Prompt.
Retype the lines from the first one in the records down to the line containing "187) circle (183);", counting both, and leave out any pictures.
--- START OF Stored data ---
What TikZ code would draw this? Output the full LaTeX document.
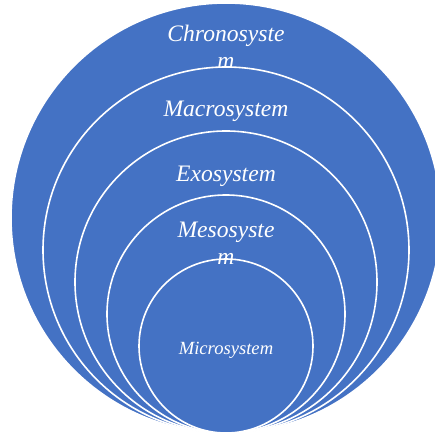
\documentclass[tikz,border=0pt]{standalone}
\usepackage{fontspec}
\setmainfont{Liberation Serif}
\usepackage{tikz}

\definecolor{ringblue}{RGB}{68,114,196}

\begin{document}
\begin{tikzpicture}[x=1pt, y=1pt,
	ring/.style={fill=ringblue, draw=white, line width=1.6pt},
	label/.style={text=white, font=\itshape\fontsize{23.6}{27}\selectfont, align=center}]
	\useasboundingbox (0, 0) rectangle (435, 437);

	% cercle chronosysteme
	\draw[ring] (226, 219) circle (215);

	% cercle macrosysteme
	\draw[ring] (226, 187) circle (183);

	% cercle exosysteme
	\draw[ring] (226, 155) circle (151);

	% cercle mesosysteme
	\draw[ring] (226, 123) circle (119);

	% cercle microsysteme
	\draw[ring] (226, 91) circle (87);

	% textes
	\node[label] (chrono) at (226, 390) {Chronosyste\\m};
	\node[label] (macro) at (226, 326) {Macrosystem};
	\node[label] (exo) at (226, 261) {Exosystem};
	\node[label] (meso) at (226, 194) {Mesosyste\\m};
	\node[label, font=\itshape\fontsize{18.6}{22}\selectfont] (micro) at (226, 87) {Microsystem};
\end{tikzpicture}
\end{document}
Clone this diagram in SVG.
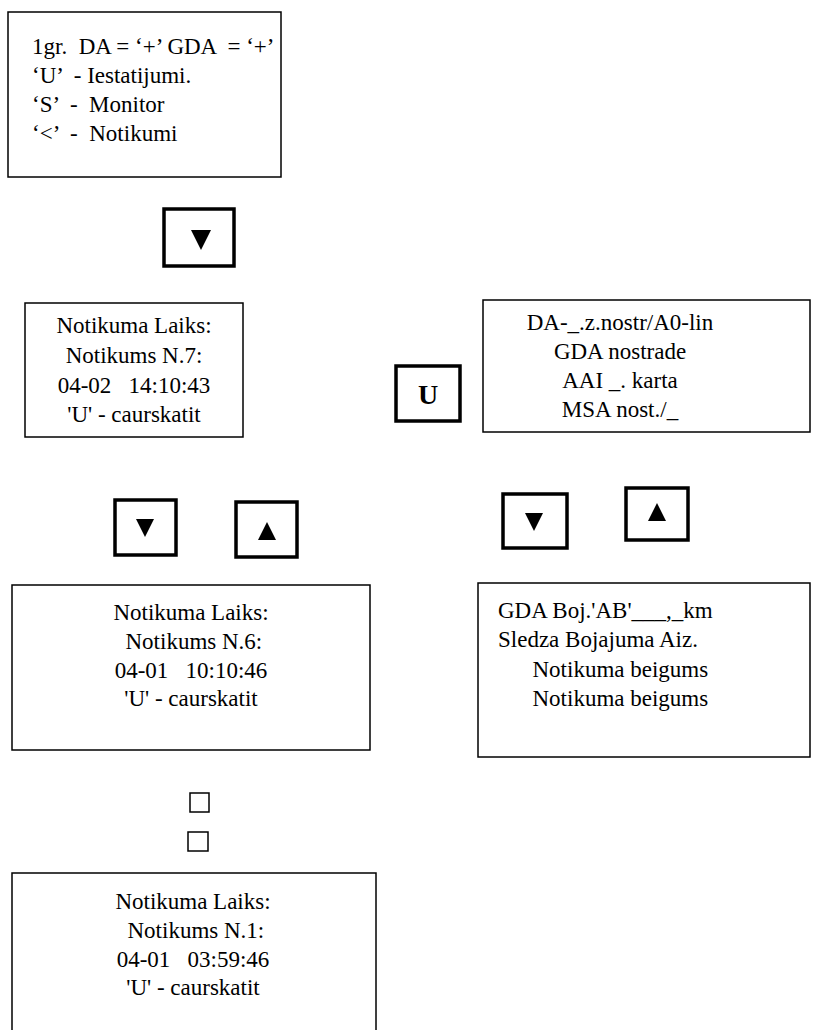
<svg xmlns="http://www.w3.org/2000/svg" width="820" height="1030" viewBox="0 0 820 1030">
  <style>
    .box { fill: #fff; stroke: #000; stroke-width: 1.5; }
    .key { fill: #fff; stroke: #000; stroke-width: 3.5; }
    .mark { fill: none; stroke: #000; stroke-width: 1.5; }
    text { font-family: "Liberation Serif", "Times New Roman", serif; font-size: 23px; fill: #000; white-space: pre; }
    .c { text-anchor: middle; }
    .bold { font-weight: bold; font-size: 28px; }
  </style>
  <rect width="820" height="1030" fill="#fff"/>

  <!-- main menu -->
  <g id="menu">
    <rect class="box" x="8" y="12" width="273" height="165"/>
    <text x="32" y="54">1gr.  DA = ‘+’ GDA  = ‘+’</text>
    <text x="32" y="83">‘U’  - Iestatijumi.</text>
    <text x="32" y="112">‘S’  -  Monitor</text>
    <text x="32" y="141">‘&lt;’  -  Notikumi</text>
  </g>

  <g id="key-down-1">
    <rect class="key" x="164" y="209" width="70" height="57"/>
    <polygon points="191,230 211,230 201,250"/>
  </g>

  <g id="event-7">
    <rect class="box" x="25" y="303" width="218" height="134"/>
    <text class="c" x="134" y="333">Notikuma Laiks:</text>
    <text class="c" x="134" y="363">Notikums N.7:</text>
    <text class="c" x="134" y="393">04-02   14:10:43</text>
    <text class="c" x="134" y="422">'U' - caurskatit</text>
  </g>

  <g id="key-u">
    <rect class="key" x="396" y="366" width="64" height="55"/>
    <text class="c bold" x="428" y="404">U</text>
  </g>

  <g id="settings">
    <rect class="box" x="483" y="300" width="327" height="132"/>
    <text class="c" x="620" y="330">DA-_.z.nostr/A0-lin</text>
    <text class="c" x="620" y="359">GDA nostrade</text>
    <text class="c" x="620" y="388">AAI _. karta</text>
    <text class="c" x="620" y="417">MSA nost./_</text>
  </g>

  <g id="key-down-2">
    <rect class="key" x="115" y="500" width="61" height="55"/>
    <polygon points="136,519 154,519 145,537"/>
  </g>
  <g id="key-up-1">
    <rect class="key" x="236" y="502" width="61" height="55"/>
    <polygon points="258,540 276,540 267,522"/>
  </g>

  <g id="key-down-3">
    <rect class="key" x="503" y="494" width="64" height="54"/>
    <polygon points="525,513 543,513 534,531"/>
  </g>
  <g id="key-up-2">
    <rect class="key" x="626" y="488" width="62" height="52"/>
    <polygon points="648,521 666,521 657,503"/>
  </g>

  <g id="event-6">
    <rect class="box" x="12" y="585" width="358" height="165"/>
    <text class="c" x="191" y="620">Notikuma Laiks:</text>
    <text class="c" x="191" y="649"> Notikums N.6:</text>
    <text class="c" x="191" y="678">04-01   10:10:46</text>
    <text class="c" x="191" y="706">'U' - caurskatit</text>
  </g>

  <g id="fault">
    <rect class="box" x="478" y="583" width="332" height="174"/>
    <text x="498" y="618">GDA Boj.'AB'___,_km</text>
    <text x="498" y="647">Sledza Bojajuma Aiz.</text>
    <text x="498" y="677">      Notikuma beigums</text>
    <text x="498" y="706">      Notikuma beigums</text>
  </g>

  <g id="gap-marks">
    <rect class="mark" x="190" y="793" width="19" height="19"/>
    <rect class="mark" x="188" y="832" width="20" height="19"/>
  </g>

  <g id="event-1">
    <rect class="box" x="12" y="873" width="364" height="160"/>
    <text class="c" x="193" y="909">Notikuma Laiks:</text>
    <text class="c" x="193" y="938"> Notikums N.1:</text>
    <text class="c" x="193" y="967">04-01   03:59:46</text>
    <text class="c" x="193" y="995">'U' - caurskatit</text>
  </g>
</svg>
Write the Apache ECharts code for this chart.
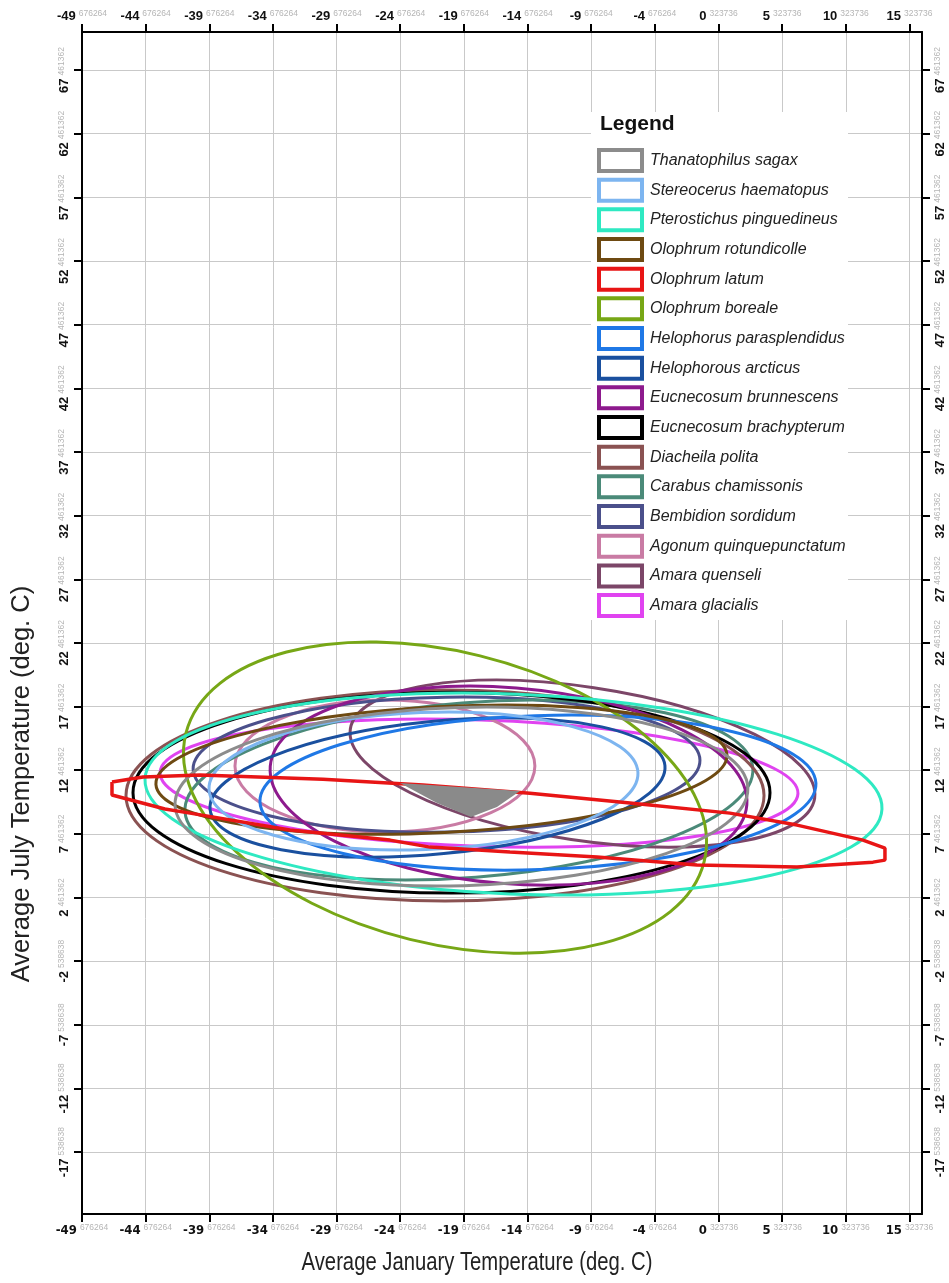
<!DOCTYPE html>
<html>
<head>
<meta charset="utf-8">
<title>Climate envelopes of beetle species</title>
<script src="https://cdn.jsdelivr.net/npm/echarts@6/dist/echarts.min.js"></script>
<style>
  html, body { margin: 0; padding: 0; background: #ffffff; }
  #chart { width: 949px; height: 1283px; }
</style>
</head>
<body>
<div id="chart"></div>
<script>
// Grid ticks (deg. C) on the January (x) and July (y) axes
const janTicks = [-49.676264, -44.676264, -39.676264, -34.676264, -29.676264, -24.676264,
  -19.676264, -14.676264, -9.676264, -4.676264, 0.323736, 5.323736, 10.323736, 15.323736];
const julTicks = [-17.538638, -12.538638, -7.538638, -2.538638, 2.461362, 7.461362, 12.461362,
  17.461362, 22.461362, 27.461362, 32.461362, 37.461362, 42.461362, 47.461362, 52.461362,
  57.461362, 62.461362, 67.461362];

// Species, in legend order
const species = [
  'Thanatophilus sagax', 'Stereocerus haematopus', 'Pterostichus pinguedineus',
  'Olophrum rotundicolle', 'Olophrum latum', 'Olophrum boreale',
  'Helophorus parasplendidus', 'Helophorous arcticus', 'Eucnecosum brunnescens',
  'Eucnecosum brachypterum', 'Diacheila polita', 'Carabus chamissonis',
  'Bembidion sordidum', 'Agonum quinquepunctatum', 'Amara quenseli', 'Amara glacialis'
];

// Elliptical climate envelopes: centre, half-extent along each axis (deg. C), tilt (degrees)
const centerJan = [-19.87, -22.85, -15.78, -21.44, null, -21.16, -13.86, -21.75, -16.17, -20.65, -21.16, -19.28, -21.04, -25.88, -10.36, -18.49];
const centerJul = [10.39, 11.61, 10.59, 12.51, null, 10.31, 10.70, 11.10, 11.25, 10.70, 10.47, 10.90, 12.90, 12.79, 12.98, 11.45];
const halfJan   = [22.51, 16.86, 28.97, 22.46, null, 20.97, 21.85, 17.95, 18.78, 25.02, 25.06, 22.37, 19.91, 11.78, 18.44, 25.07];
const halfJul   = [7.00, 5.38, 7.85, 4.94, null, 11.47, 6.05, 5.21, 7.70, 7.89, 8.29, 6.87, 5.30, 5.18, 6.03, 4.96];
const tiltDeg   = [1.7, 2.2, -2.35, 2.95, null, -13.9, 1.9, 5.5, -4.6, 0, 0, 4.45, 1, 0, -8.5, -1.9];

// Olophrum latum envelope outline (polygon vertices)
const latumJan = [-47.32, -44.88, -40.41, -30.75, -22.89, -14.49, -6.63, 1.22, 6.49, 11.67, 13.40,
  13.40, 12.46, 6.49, -1.37, -9.22, -16.06, -22.34, -25.48, -33.34, -41.19, -43.16, -47.32, -47.32];
const latumJul = [11.53, 11.92, 12.08, 11.76, 11.29, 10.66, 9.88, 9.09, 8.15, 6.97, 6.34,
  5.40, 5.24, 4.85, 5.01, 5.64, 6.03, 6.42, 6.97, 7.76, 9.09, 9.41, 10.51, 11.53];

// Mutual climatic range (area shared by all envelopes)
const overlapJan = [-24.70, -15.27, -17.08, -19.12, -21.79];
const overlapJul = [11.45, 10.82, 9.57, 8.78, 9.88];

const palette = ['#8c8c8c', '#7db5f0', '#2ee9c2', '#6e4a12', '#e81515', '#77a716', '#1f78e6', '#1a509f',
  '#8d1a8d', '#000000', '#8a5252', '#4b8a79', '#4b508b', '#c97ba4', '#7c4668', '#e043f0'];

const janMin = -49.676264, janMax = 16.31;
const julMin = -22.40, julMax = 70.45;

function tickLabel(v) {
  const parts = Number(v).toFixed(6).split('.');
  return '{i|' + parts[0] + '}{f|' + parts[1] + '}';
}

function richFor(family) {
  return {
    i: { fontFamily: family, fontWeight: 'bold', fontSize: 13, color: '#111111', lineHeight: 15 },
    f: { fontFamily: 'Liberation Sans', fontSize: 8.5, color: '#b5b5b5', verticalAlign: 'top', padding: [0, 0, 0, 3] }
  };
}

function axisCommon(ticks, family, margin, rotate) {
  return {
    axisLine: { show: true, onZero: false, lineStyle: { color: '#000', width: 2 } },
    axisTick: { show: true, inside: false, length: 8, customValues: ticks, lineStyle: { color: '#000', width: 2 } },
    axisLabel: { customValues: ticks, formatter: tickLabel, rich: richFor(family), margin: margin, rotate: rotate },
    splitLine: { show: false }
  };
}

const gridLine = { show: true, lineStyle: { color: '#c9c9c9', width: 1 } };

const xBottom = Object.assign({ type: 'value', position: 'bottom', min: janMin, max: janMax },
  axisCommon(janTicks, "'Liberation Sans Narrow', 'DejaVu Sans Condensed', 'Liberation Sans'", 9, 0));
xBottom.splitLine = gridLine;
const xTop = Object.assign({ type: 'value', position: 'top', min: janMin, max: janMax },
  axisCommon(janTicks, 'Liberation Sans', 8, 0));
const yLeft = Object.assign({ type: 'value', position: 'left', min: julMin, max: julMax },
  axisCommon(julTicks, 'Liberation Sans', 10, 90));
yLeft.splitLine = gridLine;
const yRight = Object.assign({ type: 'value', position: 'right', min: julMin, max: julMax },
  axisCommon(julTicks, 'Liberation Sans', 11, 90));

function ellipseSeries(i) {
  return {
    type: 'custom',
    name: species[i],
    coordinateSystem: 'cartesian2d',
    xAxisIndex: 0, yAxisIndex: 0,
    data: [[centerJan[i], centerJul[i], halfJan[i], halfJul[i], tiltDeg[i]]],
    renderItem: function (params, api) {
      const c = api.coord([api.value(0), api.value(1)]);
      const s = api.size([api.value(2), api.value(3)]);
      return {
        type: 'ellipse',
        x: c[0], y: c[1],
        rotation: api.value(4) * Math.PI / 180,
        shape: { cx: 0, cy: 0, rx: s[0], ry: s[1] },
        style: { fill: 'none', stroke: palette[i], lineWidth: 3 }
      };
    },
    silent: true,
    z: 2
  };
}

const series = [];
// first legend entry is drawn on top, so add in reverse
for (let i = species.length - 1; i >= 0; i--) {
  if (i === 4) {
    series.push({
      type: 'line',
      name: species[i],
      data: latumJan.map((x, k) => [x, latumJul[k]]),
      showSymbol: false,
      symbol: 'none',
      smooth: false,
      lineStyle: { color: palette[i], width: 3.5 },
      itemStyle: { color: palette[i] },
      silent: true,
      z: 2
    });
  } else {
    series.push(ellipseSeries(i));
  }
}

series.push({
  type: 'custom',
  name: 'overlap',
  coordinateSystem: 'cartesian2d',
  data: overlapJan.map((x, k) => [x, overlapJul[k]]),
  renderItem: function (params, api) {
    if (params.dataIndex !== 0) return null;
    return {
      type: 'polygon',
      shape: { points: overlapJan.map((x, k) => api.coord([x, overlapJul[k]])) },
      style: { fill: '#8a8a8a', stroke: 'none' }
    };
  },
  silent: true,
  z: 3
});

const chart = echarts.init(document.getElementById('chart'), null, { renderer: 'canvas' });
chart.setOption({
  animation: false,
  backgroundColor: '#ffffff',
  grid: { left: 82, top: 32, width: 840, height: 1182, containLabel: false },
  xAxis: [xBottom, xTop],
  yAxis: [yLeft, yRight],
  legend: {
    orient: 'vertical',
    left: 597, top: 148,
    padding: 0,
    itemWidth: 43, itemHeight: 21, itemGap: 4.67,
    selectedMode: false,
    icon: 'rect',
    textStyle: { fontFamily: 'Liberation Sans', fontStyle: 'italic', fontSize: 16, color: '#222222', padding: [0, 0, 0, 3] },
    data: species.map((n, i) => ({ name: n, itemStyle: { color: '#ffffff', borderColor: palette[i], borderWidth: 4 } })),
    z: 5
  },
  graphic: [
    { type: 'rect', z: 4, shape: { x: 591, y: 112, width: 257, height: 508 }, style: { fill: '#ffffff' }, silent: true },
    { type: 'text', z: 6, x: 600, y: 114, style: { text: 'Legend', fontFamily: 'Liberation Sans', fontWeight: 'bold', fontSize: 21, fill: '#111111' }, silent: true },
    { type: 'text', z: 6, x: 477, y: 1263, scaleX: 0.81, style: { text: 'Average January Temperature (deg. C)', fontFamily: 'Liberation Sans', fontSize: 25, fill: '#222222', align: 'center', verticalAlign: 'middle' }, silent: true },
    { type: 'text', z: 6, x: 22, y: 784, rotation: Math.PI / 2, style: { text: 'Average July Temperature (deg. C)', fontFamily: 'Liberation Sans', fontSize: 25.5, fill: '#222222', align: 'center', verticalAlign: 'middle' }, silent: true }
  ],
  series: series
});
</script>
</body>
</html>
--- END OF Stored data ---
Answer for this exercise.
What TikZ code would draw this? Output the full LaTeX document.
\documentclass[tikz,border=0pt]{standalone}
\usepackage{fontspec}
\setmainfont{Liberation Serif}
\usepackage{tikz}

\definecolor{ringblue}{RGB}{68,114,196}

\begin{document}
\begin{tikzpicture}[x=1pt, y=1pt,
	ring/.style={fill=ringblue, draw=white, line width=1.6pt},
	label/.style={text=white, font=\itshape\fontsize{23.6}{27}\selectfont, align=center}]
	\useasboundingbox (0, 0) rectangle (435, 437);

	% cercle chronosysteme
	\draw[ring] (226, 219) circle (215);

	% cercle macrosysteme
	\draw[ring] (226, 187) circle (183);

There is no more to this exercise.